On Friday 8 May this year, the nation commemorated the 75th Anniversary of VE Day under challenging lockdown conditions and I am writing in the first instance to thank all of those that reacted so positively and at in such short notice to ensure that the service and sacrifice of the Second World War generation did not go unmarked within our communities. I also wanted to update you on preparations for the upcoming 75th Anniversary of VJ Day, as well as provide some sense of where we are in terms of planning for this year’s Remembrance Sunday ceremony.

On the 15th August 2020, the nation will commemorate VJ 75 and the recent easing of HMG social distancing restrictions means that we are now able to develop plans for a formal event centred around the Act of Remembrance at 11am. This year’s commemoration will be broadcast on BBC One from the National Memorial Arboretum in Staffordshire and will incorporate wreath-laying activity at several of the relevant memorials and artefacts linked to the WW2 campaign in South-East Asia.

In consequence, this will allow for a wider attendance than would normally be the case under extant social distancing restrictions although regrettably, it is highly unlikely that we will be able to allow for mass attendance by members of the public.

That evening on BBC One, there will be a second 90 minute broadcast based on a MoD-led commemorative programme from London.

Whilst the war against Japan was truly Tri-Service, it is worthy of note that the Fourteenth Army in particular, was notable for being the most diverse fighting force raised in modern times with less than 20% of those involved in fighting originating in the British Isles.

The coordinated effort of servicemen and women from over 40 countries very much reflected the diversity of the UK’s modern-day communities and organisations such as the Armed Forces and the Emergency Services and this theme will be integral to this year’s event programme.

The Royal British Legion is therefore asking all organisations and associations, both military and civilian, that share our commitment to remembering the service, suffering and sacrifice of all those involved in that most challenging of environments to either lead or participate in local activity centred on the Two Minute Silence at 11am on Saturday 15th August.

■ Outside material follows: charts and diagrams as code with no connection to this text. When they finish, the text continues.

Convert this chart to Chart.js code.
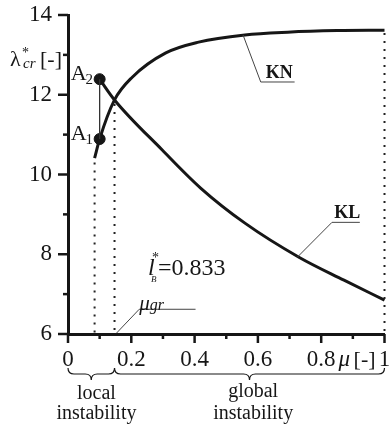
<!DOCTYPE html>
<html>
<head>
<meta charset="utf-8">
<script src="https://cdn.jsdelivr.net/npm/chart.js@4.4.1/dist/chart.umd.min.js"></script>
<style>
  html, body { margin: 0; padding: 0; background: #fff; }
  #probe { position: absolute; left: -999px; top: 0; font-family: "Liberation Serif"; }
</style>
</head>
<body>
<span id="probe">0.2 <i>μ</i> <b>KN</b></span>
<canvas id="chart" width="391" height="430"></canvas>
<script>
// ================= DATA =================
// KN curve (rising)
const knMu     = [0.084, 0.1,   0.147, 0.203, 0.309, 0.4125, 0.559, 0.694, 0.85,  1.0];
const knLambda = [10.41, 10.89, 11.87, 12.44, 13.05, 13.32,  13.50, 13.57, 13.61, 13.62];

// KL curve (falling), starts at A2
const klMu     = [0.1,   0.147, 0.297, 0.419, 0.559, 0.731, 0.872, 1.0];
const klLambda = [12.39, 11.87, 10.62, 9.66,  8.78,  7.92,  7.35,  6.85];

// marked points
const pointNames  = ['1', '2'];
const pointMu     = [0.1, 0.1];
const pointLambda = [10.89, 12.39];

const muStart = 0.084;   // start of KN
const muGr    = 0.147;   // crossing of KN and KL
const lambdaGr = 11.87;
const lbValue = '0.833';

// axes
const xTickValues = [0, 0.2, 0.4, 0.6, 0.8, 1];
const xTickLabels = ['0', '0.2', '0.4', '0.6', '0.8', '1'];
const yTickValues = [6, 8, 10, 12, 14];
const yTickLabels = ['6', '8', '10', '12', '14'];

const INK = '#161616';
const SERIF = '"Liberation Serif", "Times New Roman", serif';

// ================= HELPERS =================
const pts = (xs, ys) => xs.map((x, i) => ({ x: x, y: ys[i] }));

function labelFor(v, values, labels) {
  const i = values.findIndex(t => Math.abs(t - v) < 1e-6);
  return i < 0 ? '' : labels[i];
}

function lineSet(data, extra) {
  return Object.assign({
    data: data, showLine: true, pointRadius: 0, borderColor: INK,
    borderWidth: 1, fill: false, clip: false
  }, extra);
}

// ================= DECOR PLUGIN =================
const decor = {
  id: 'decor',
  afterDraw(chart) {
    const { ctx, chartArea: area } = chart;
    const xs = chart.scales.x, ys = chart.scales.y;
    const px = v => xs.getPixelForValue(v);
    const py = v => ys.getPixelForValue(v);

    ctx.save();
    ctx.strokeStyle = INK;
    ctx.fillStyle = INK;

    // tick marks (long for labelled, short for the rest)
    ctx.lineWidth = 2.5;
    xs.ticks.forEach(t => {
      const x = px(t.value);
      const len = labelFor(t.value, xTickValues, xTickLabels) ? 9 : 5;
      ctx.beginPath(); ctx.moveTo(x, area.bottom); ctx.lineTo(x, area.bottom + len); ctx.stroke();
    });
    ys.ticks.forEach(t => {
      const y = py(t.value);
      const len = labelFor(t.value, yTickValues, yTickLabels) ? 10 : 5;
      ctx.beginPath(); ctx.moveTo(area.left, y); ctx.lineTo(area.left - len, y); ctx.stroke();
    });

    const text = (s, x, y, font, align) => {
      ctx.font = font;
      ctx.textAlign = align || 'left';
      ctx.textBaseline = 'alphabetic';
      ctx.fillText(s, x, y);
      return ctx.measureText(s).width;
    };

    // y axis title  λ*cr [-]
    const tx = area.left - 58, ty = py(12.72);
    text('λ', tx, ty, '22px ' + SERIF);
    text('*', tx + 12, ty - 9, '14px ' + SERIF);
    text('cr', tx + 13, ty + 2, 'italic 15px ' + SERIF);
    text('[-]', tx + 30, ty, '22px ' + SERIF);

    // x axis title  μ [-]
    const mx = px(0.855), my = area.bottom + 32;
    text('μ', mx, my, 'italic 23px ' + SERIF);
    text('[-]', mx + 15, my, '22px ' + SERIF);

    // point labels A1, A2
    pointNames.forEach((n, i) => {
      const x = px(pointMu[i]) - 29, y = py(pointLambda[i]);
      const w = text('A', x, y + 1, '22px ' + SERIF);
      text(n, x + w - 1, y + 5, '15px ' + SERIF);
    });

    // curve labels
    text('KN', px(0.625), py(12.42), 'bold 18px ' + SERIF);
    text('KL', px(0.841), py(8.91), 'bold 18px ' + SERIF);

    // μgr
    const gx = px(0.225), gy = py(6.6);
    const gw = text('μ', gx, gy, 'italic 21px ' + SERIF);
    text('gr', gx + gw, gy, 'italic 16px ' + SERIF);

    // l*B = 0.833
    const lx = px(0.253), ly = py(7.48);
    text('l', lx, ly, 'italic 24px ' + SERIF);
    text('*', lx + 4, ly - 13, '14px ' + SERIF);
    text('B', lx + 3, ly + 7, 'italic 9px ' + SERIF);
    text('=' + lbValue, lx + 10, ly, '24px ' + SERIF);

    // braces under the x axis
    const brace = (x1, x2, y, r) => {
      const xm = (x1 + x2) / 2;
      ctx.beginPath();
      ctx.moveTo(x1, y);
      ctx.quadraticCurveTo(x1, y + r, x1 + r, y + r);
      ctx.lineTo(xm - r, y + r);
      ctx.quadraticCurveTo(xm, y + r, xm, y + 2 * r);
      ctx.quadraticCurveTo(xm, y + r, xm + r, y + r);
      ctx.lineTo(x2 - r, y + r);
      ctx.quadraticCurveTo(x2, y + r, x2, y);
      ctx.stroke();
    };
    ctx.lineWidth = 1.2;
    brace(px(0), px(muGr), area.bottom + 34, 6);
    brace(px(muGr), px(1), area.bottom + 34, 6);

    text('local', px(0.09), area.bottom + 65, '20px ' + SERIF, 'center');
    text('instability', px(0.09), area.bottom + 85, '20px ' + SERIF, 'center');
    text('global', px(0.585), area.bottom + 63, '20px ' + SERIF, 'center');
    text('instability', px(0.585), area.bottom + 85, '20px ' + SERIF, 'center');

    ctx.restore();
  }
};

// ================= CHART =================
const dotted = { borderWidth: 2, borderDash: [2, 6], borderColor: '#222' };
const leader = { borderWidth: 1, borderColor: '#444' };

function draw() {
  new Chart(document.getElementById('chart'), {
    type: 'scatter',
    data: {
      datasets: [
        lineSet([{ x: muStart, y: 10.3 }, { x: muStart, y: 6 }], dotted),
        lineSet([{ x: muGr, y: lambdaGr - 0.1 }, { x: muGr, y: 6 }], dotted),
        lineSet([{ x: 1, y: 13.55 }, { x: 1, y: 6 }], dotted),
        lineSet(pts(pointMu, pointLambda), { borderWidth: 1.3, borderColor: '#333' }),
        lineSet([{ x: 0.553, y: 13.5 }, { x: 0.609, y: 12.32 }, { x: 0.716, y: 12.32 }], leader),
        lineSet([{ x: 0.725, y: 7.93 }, { x: 0.834, y: 8.8 }, { x: 0.922, y: 8.8 }], leader),
        lineSet([{ x: 0.153, y: 6.02 }, { x: 0.225, y: 6.62 }, { x: 0.403, y: 6.62 }], leader),
        lineSet(pts(knMu, knLambda), { borderWidth: 3, cubicInterpolationMode: 'monotone' }),
        lineSet(pts(klMu, klLambda), { borderWidth: 3, cubicInterpolationMode: 'monotone' }),
        { data: pts(pointMu, pointLambda), pointRadius: 5.5, backgroundColor: INK, borderColor: INK, clip: false }
      ]
    },
    options: {
      responsive: false,
      animation: false,
      layout: { padding: { top: 15, right: 3, left: 0, bottom: 0 } },
      plugins: { legend: { display: false }, tooltip: { enabled: false } },
      scales: {
        x: {
          type: 'linear', min: 0, max: 1,
          grid: { display: false, drawTicks: false },
          border: { display: true, width: 3, color: INK },
          ticks: {
            stepSize: 0.1, autoSkip: false, maxRotation: 0, padding: 12,
            color: INK, font: { family: SERIF, size: 23 },
            callback: v => labelFor(v, xTickValues, xTickLabels)
          },
          afterFit: s => { s.height = 96; s.paddingLeft = 0; s.paddingRight = 0; }
        },
        y: {
          type: 'linear', min: 6, max: 14,
          grid: { display: false, drawTicks: false },
          border: { display: true, width: 3, color: INK },
          ticks: {
            stepSize: 1, autoSkip: false, padding: 16,
            color: INK, font: { family: SERIF, size: 23 },
            callback: v => labelFor(v, yTickValues, yTickLabels)
          },
          afterFit: s => { s.width = 68; s.paddingTop = 0; s.paddingBottom = 0; }
        }
      }
    },
    plugins: [decor]
  });
}

Promise.all([
  document.fonts.load('23px "Liberation Serif"'),
  document.fonts.load('italic 23px "Liberation Serif"'),
  document.fonts.load('bold 18px "Liberation Serif"')
]).then(draw, draw);
</script>
</body>
</html>
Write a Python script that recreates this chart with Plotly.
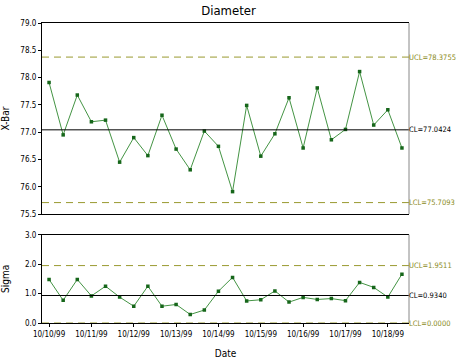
import plotly.graph_objects as go
from plotly.subplots import make_subplots

sample_index = list(range(26))
xbar_values = [77.91, 76.95, 77.68, 77.19, 77.22, 76.45, 76.90, 76.57, 77.31, 76.69,
               76.31, 77.02, 76.74, 75.91, 77.49, 76.56, 76.97, 77.63, 76.71, 77.81,
               76.86, 77.05, 78.11, 77.13, 77.41, 76.71]
sigma_values = [1.48, 0.77, 1.48, 0.92, 1.25, 0.88, 0.57, 1.25, 0.57, 0.63,
                0.29, 0.44, 1.08, 1.55, 0.75, 0.79, 1.09, 0.71, 0.87, 0.80,
                0.83, 0.76, 1.38, 1.21, 0.88, 1.66]
tick_positions = [0, 3, 6, 9, 12, 15, 18, 21, 24]
tick_labels = ["10/10/99", "10/11/99", "10/12/99", "10/13/99", "10/14/99",
               "10/15/99", "10/16/99", "10/17/99", "10/18/99"]
xbar_limits = {"UCL": 78.3755, "CL": 77.0424, "LCL": 75.7093}
sigma_limits = {"UCL": 1.9511, "CL": 0.9340, "LCL": 0.0000}

FONT = "DejaVu Sans Condensed, Liberation Sans Narrow, Liberation Sans, sans-serif"
LINE_C = "#449444"
MARK_C = "#16661a"
OLIVE = "#9a9a30"
OLIVE_TXT = "#8a8a1a"

fig = make_subplots(rows=2, cols=1, shared_xaxes=False, vertical_spacing=0.0)

fig.add_trace(go.Scatter(x=sample_index, y=xbar_values, mode="lines+markers",
                         line=dict(color=LINE_C, width=1),
                         marker=dict(symbol="square", size=3.5, color=MARK_C),
                         showlegend=False), row=1, col=1)
fig.add_trace(go.Scatter(x=sample_index, y=sigma_values, mode="lines+markers",
                         line=dict(color=LINE_C, width=1),
                         marker=dict(symbol="square", size=3.5, color=MARK_C),
                         showlegend=False), row=2, col=1)

for yref, xref, limits in [("y", "x", xbar_limits), ("y2", "x2", sigma_limits)]:
    for name, val in limits.items():
        is_cl = name == "CL"
        fig.add_shape(type="line", xref=xref + " domain", yref=yref, x0=0, x1=1, y0=val, y1=val,
                      line=dict(color="black" if is_cl else OLIVE, width=1,
                                dash="solid" if is_cl else "7px,5px"), layer="above")
        fig.add_annotation(xref=xref + " domain", yref=yref, x=1, y=val, xanchor="left",
                           yanchor="middle", showarrow=False, xshift=-2,
                           text=f"{name}={val:.4f}",
                           font=dict(family=FONT, size=7.5, color="black" if is_cl else OLIVE_TXT))

# grey right border lines
for xref, yref in [("x", "y"), ("x2", "y2")]:
    fig.add_shape(type="line", xref=xref + " domain", yref=yref + " domain",
                  x0=1, x1=1, y0=0, y1=1, line=dict(color="#888888", width=1))

axis_common = dict(showgrid=False, zeroline=False, showline=True, linecolor="black", linewidth=1,
                   ticks="outside", ticklen=3, tickcolor="black", automargin=False,
                   tickfont=dict(family=FONT, size=8, color="black"))

fig.update_xaxes(range=[-0.5, 25.5], mirror=True, showticklabels=False, ticks="",
                 showline=True, linecolor="black", showgrid=False, zeroline=False,
                 automargin=False, domain=[0, 1], row=1, col=1)
fig.update_xaxes(range=[-0.5, 25.5], tickvals=tick_positions, ticktext=tick_labels,
                 tickangle=0, mirror=True, domain=[0, 1],
                 title=dict(text="Date", font=dict(family=FONT, size=10, color="black"), standoff=12),
                 **axis_common, row=2, col=1)
fig.update_yaxes(range=[75.5, 79.0], dtick=0.5, tickformat=".1f", domain=[0.3633, 1.0],
                 title=dict(text="X-Bar", font=dict(family=FONT, size=10, color="black"), standoff=13),
                 **axis_common, row=1, col=1)
fig.update_yaxes(range=[0, 3.0], dtick=1.0, tickformat=".1f", domain=[0, 0.2943],
                 title=dict(text="Sigma", font=dict(family=FONT, size=10, color="black"), standoff=13),
                 **axis_common, row=2, col=1)

fig.update_layout(
    width=457, height=363,
    margin=dict(l=42, r=48, t=23, b=40, autoexpand=False),
    paper_bgcolor="white", plot_bgcolor="white",
    title=dict(text="Diameter", x=0.5, xanchor="center", y=0.972, yanchor="middle",
               font=dict(family=FONT, size=13, color="black")),
)

fig.write_html("out.html", config={"displayModeBar": False},
               post_script="document.body.style.margin='0';document.body.style.overflow='hidden';")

The Legion strongly urges all those planning events to adhere to extant HMG and Local Authority guidelines on social distancing and to shape their commemorations in whichever way is most meaningful to their local community.

At this time of year, it would also be usual for the Legion to initiate proceedings in support of The Cenotaph Dispersal, the military veterans’ component of the traditional Remembrance Sunday ceremony on Whitehall. This year is the centenary of the unveiling of the iconic Whitehall war memorial, designed and built by Edwin Lutyens, and the Legion is working closely with all of the relevant HMG agencies to ensure that this year’s event can go ahead in some form.

Mindful that mass events are not permitted under current restrictions, a range of representative options are under consideration by HMG; the Legion will provide the relevant details as soon as we are able. Similar restrictions will also apply to community based remembrance activity and direction for these will be promulgated by the appropriate civil authorities.